From Engineers Cove on the C&D to the Anchorage at the Coast Guard Station, we logged a total of 3 hrs motoring. 2 hrs out the CD & 1 hr into the Cape May canal. PERFECT DAY of SAILING!

The broken Whisker Pole, very light design.
Next one Carbon Fiber!

Sailing at 7+ knots…..”FLYIN” 🙂

The Rock Hall Fleet also sailed this entire leg where we are all anchored up in Cape May, NJ. IP40 Surprise, IP380 CAVU, IP380 Memphis Belle, IP440 Lyons Pride and IP35 Island Spirit. The fleet is heading for MAINE…

Departure 6/20/09

The weather was notthe best forecast for a departure today, but Jeff and I were ready to leave and start this voyage. Our good friend and Island Packet Owner, Bobby W. provided us with our routing services which called for our best run to depart at 0215! WHAT, well….we did not make that, and departed at 0600. That caused us to pay the price of running into a 1.5 knot current all the way to Engineer’s Cove ast Chesapeake City. Once on the canal, we had current on the bow, so we decvided to NOT run this another 2.5+ hours to Reedy Island. Instead, we pulled into the cove, dropped the anchor and were relaxing at 1300 hrs. After a nice 2 hr rest, we dropped the dinghy only to find we need to replace the fuel filter and spark plug. This was the only service item left go, no problem, we swapped out the fuel filter with a new one, replaced the plug and it was running great again.

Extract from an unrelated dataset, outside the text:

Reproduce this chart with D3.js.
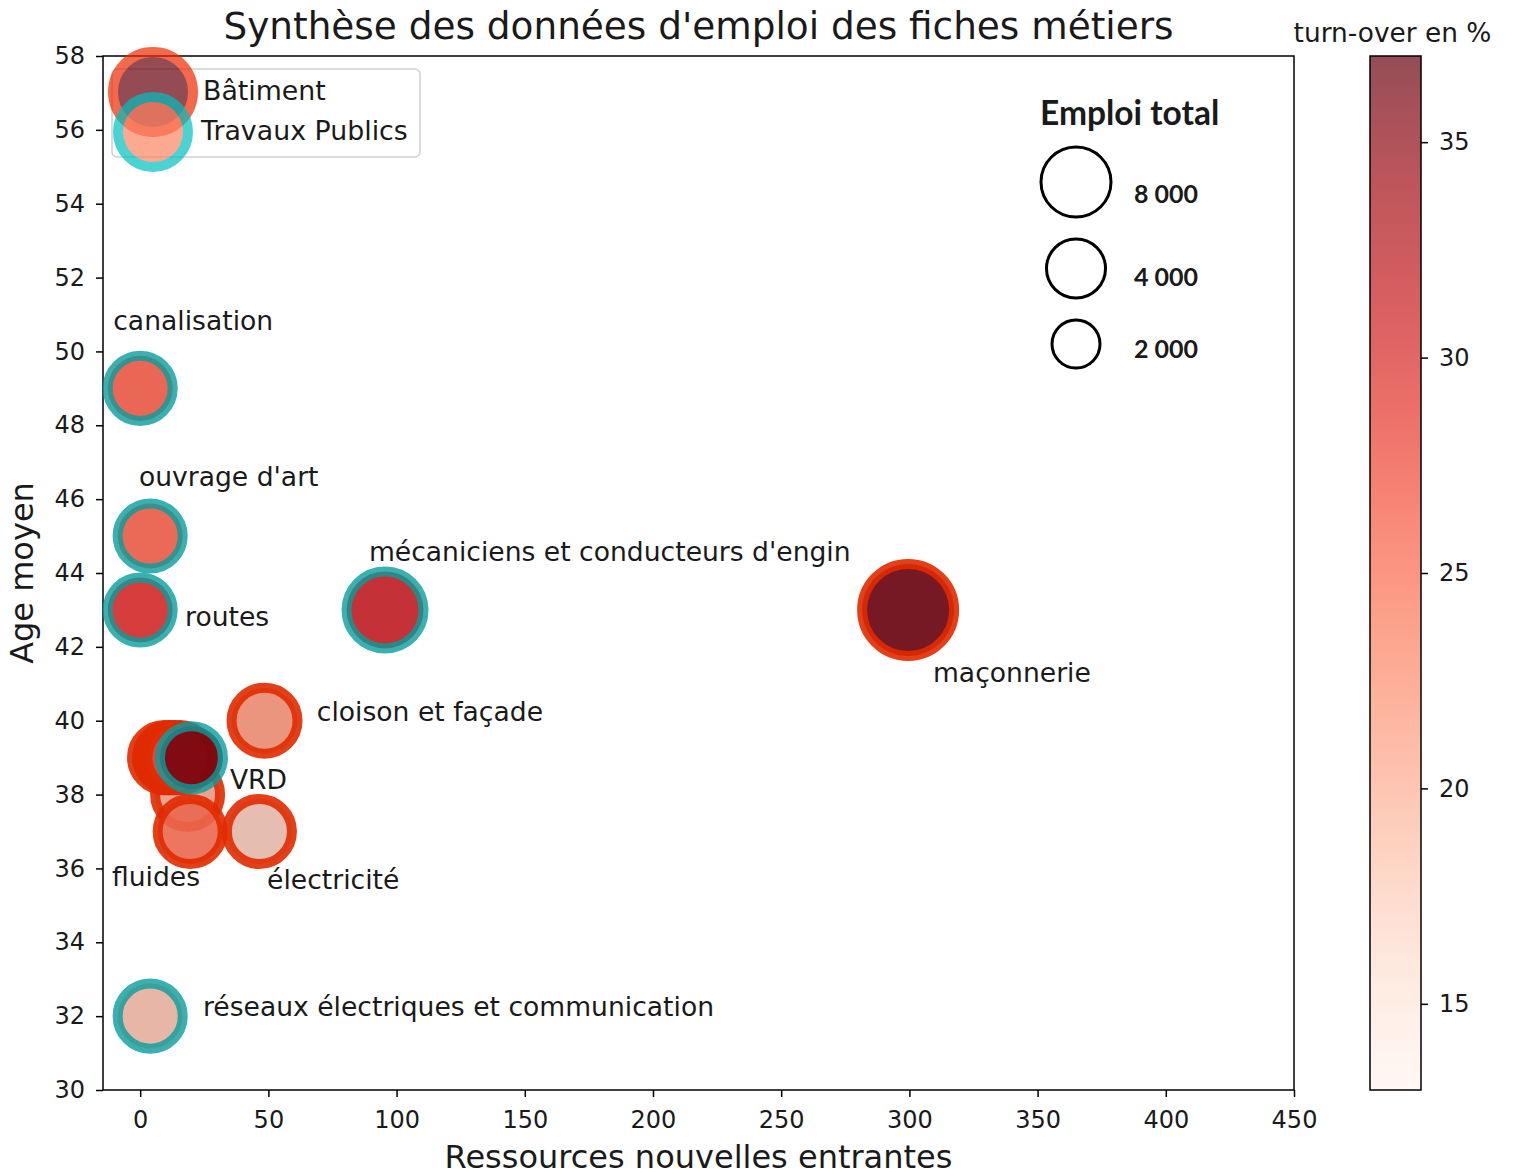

Next can the first of 2 storms with rain, winds and lightning. So we waited these out before heading to shore for a surprise nice dinner for Jeff’s help and prep of Island Spirit as we enjoyed the TAP ROOM. What a great meal, and nice place, they even gave us milk to take back to the boat for our cereal in the am.

Suneday, 6/21/09, we WILL RUN the times Bobby routed for us, and we will wake at 0315 and depart this cove at 0330. Our routed best time run will place us in Cape May Canal around noon or 1300. We are looking forward to 15-20 knot winds out of the NORTH WEST allowing us to sail down the bay. Day one….in the back….

The hardest aspect of any voayage is LEAVING THE DOCK!